I Have Questions About Pertussis
How common is pertussis?
Over 20,000 cases of pertussis are reported each year (and about 10 deaths) in the United States (1,200 in Colorado ). This is felt to be a gross under estimate, and some experts estimate the actual number to be about one million in the US per year.
What is the classic clinical picture?
An incubation period of 5-7 days (range 4-21) is followed by a catarrhal stage lasting 7-14 days, and then the classic paroxysmal stage, with whoops and post-tussive emesis, lasting 1-6 weeks. The convalescent stage can last weeks to months, and exacerbations with other URIs/irritants (like cigarette smoke!) can be seen for at least a year.

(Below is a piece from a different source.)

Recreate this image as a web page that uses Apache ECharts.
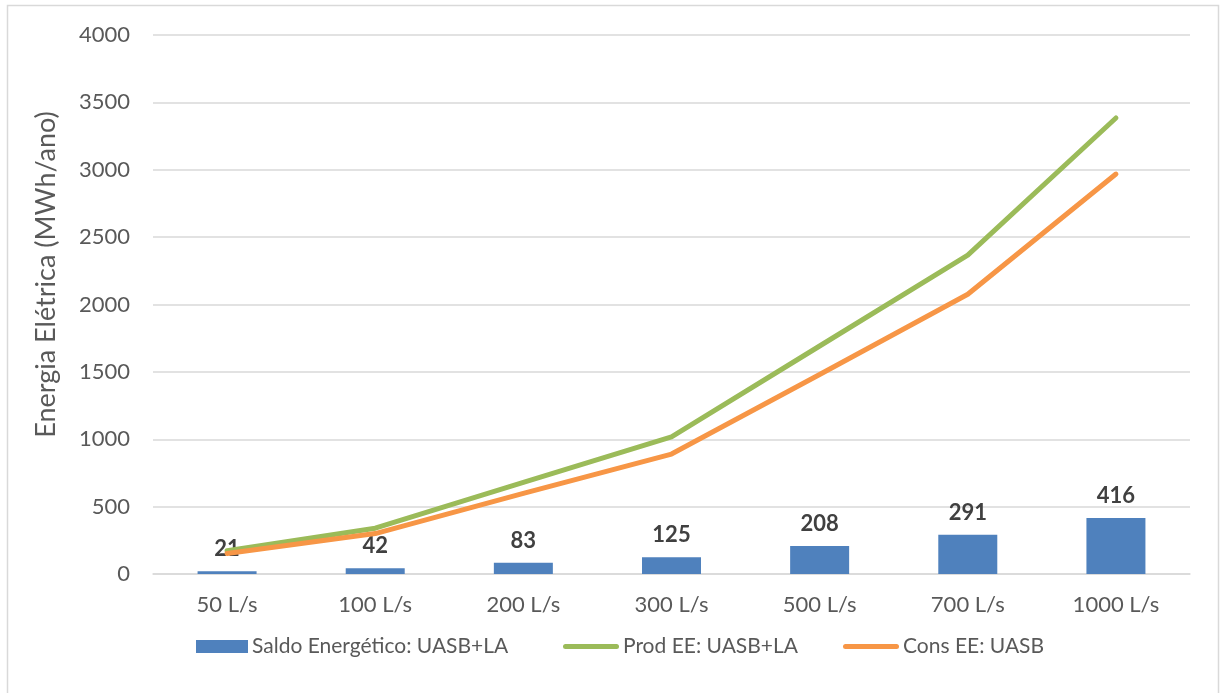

What about atypical presentations?
In partially immune children, symptoms can be very mild and look like a typical URI. Many adults are diagnosed with “atypical pneumonia” without further testing. In emergency room studies, adults presenting with a cough of > 2 weeks had a 25% chance of having pertussis. Another special case is the neonate, who may present with apnea, seizures, encephalopathy or sepsis. A recent family history of paroxysmal cough or atypical pneumonia can be a clue in these cases, as most neonates catch pertussis from a household member.
What is the differential diagnosis?
Adenovirus (though coisolation not uncommon), parainfluenza, mycoplasma and chlamydia can all mimic pertussis. Bordatella parapertussis, which does not make functional pertussis toxin, can still cause pertussis like symptoms. In the immunocompromised, B. holmesii and B. bronchiseptica are uncommon causes of disease. Generally, B. bronchiseptica, which causes kennel cough in dogs, is not considered contagious to humans.
What is the best test?
Nasal wash for PCR. Our test will pick up Bordatella pertussis, the classic agent of Whooping Cough, and B. holmesii. It does not pick up B. parapertussis. PCR will remain positive in 90% for 4 and 60% for 7 days after treatment started. Nasal swabs for PCR are not as sensitive as nasal wash, and will not be accepted by our laboratory. The classic leukocytosis is only present in ~35%, but is a risk factor for severe disease.
How is test obtained, when is it run, and can I do it in my office?
Child can be sent for a nursing visit to the TCH ED for nasal wash, or it can be done in the office setting and sent in a sterile container to the TCH micro lab. The PCR is run daily, Monday through Friday, at with results by . Instructions for obtaining a specimen can be obtained from the micro lab.
Is there ever a role for culture?
Culture takes about three weeks and requires special media. There may be a role for culture in a “relapsed” patient to document a medication failure (as PCR may still be positive though the bacteria is dead), and there is a role in special cases if you are looking for B. parapertussis or B. bronchiseptica in an immunosuppressed patient.
How contagious is pertussis?
The attack rate in a susceptible household member is at least 80%. In a person immunized in the last three years it is ~20%, and in a person immunized >12 years previous it is back up to >80%. Lest you think wild type disease provides fabulous immunity, rate is >50% after 15 years.
Who should get prophylaxis?
All household contacts should receive prophylaxis, regardless of immunization status. Vaccinations should also be updated. In addition, all “close contacts” should be prophylaxed. The TCH definition of “close contact” is: no droplet precautions used and direct face-to-face contact (within 3 feet) of a contagious patient or direct contact with the secretions of the patient. For daycare, these definitions also apply, and state health should be involved.
Which medications should be used?
Medications are the same for prophylaxis and treatment. This is from the Colorado Department of Public Health and Environment.
What about IHPS?
Erythromycin is a motilin agonist and an increase in hypertrophic pyloric stenosis, as well as other GI symptoms, has been observed in infants on erythromycin. Other macrolides also are motilin agonists, but not to the same degree as erythromycin, thus these agents are now recommended in that age group.
Who should get vaccinated?
The early childhood schedule calls for vaccination at 2, 4, 6, 15-18 and 4- 6 years. If exposure occurs, vaccination should be updated. Vaccination is now also recommended for adolescents aged 11-18. Boostrix is licensed for individuals 10 to 18 years, while Adacel is licensed for 11-64 years. Parents and other caretakers of infants may also be interested in the vaccine.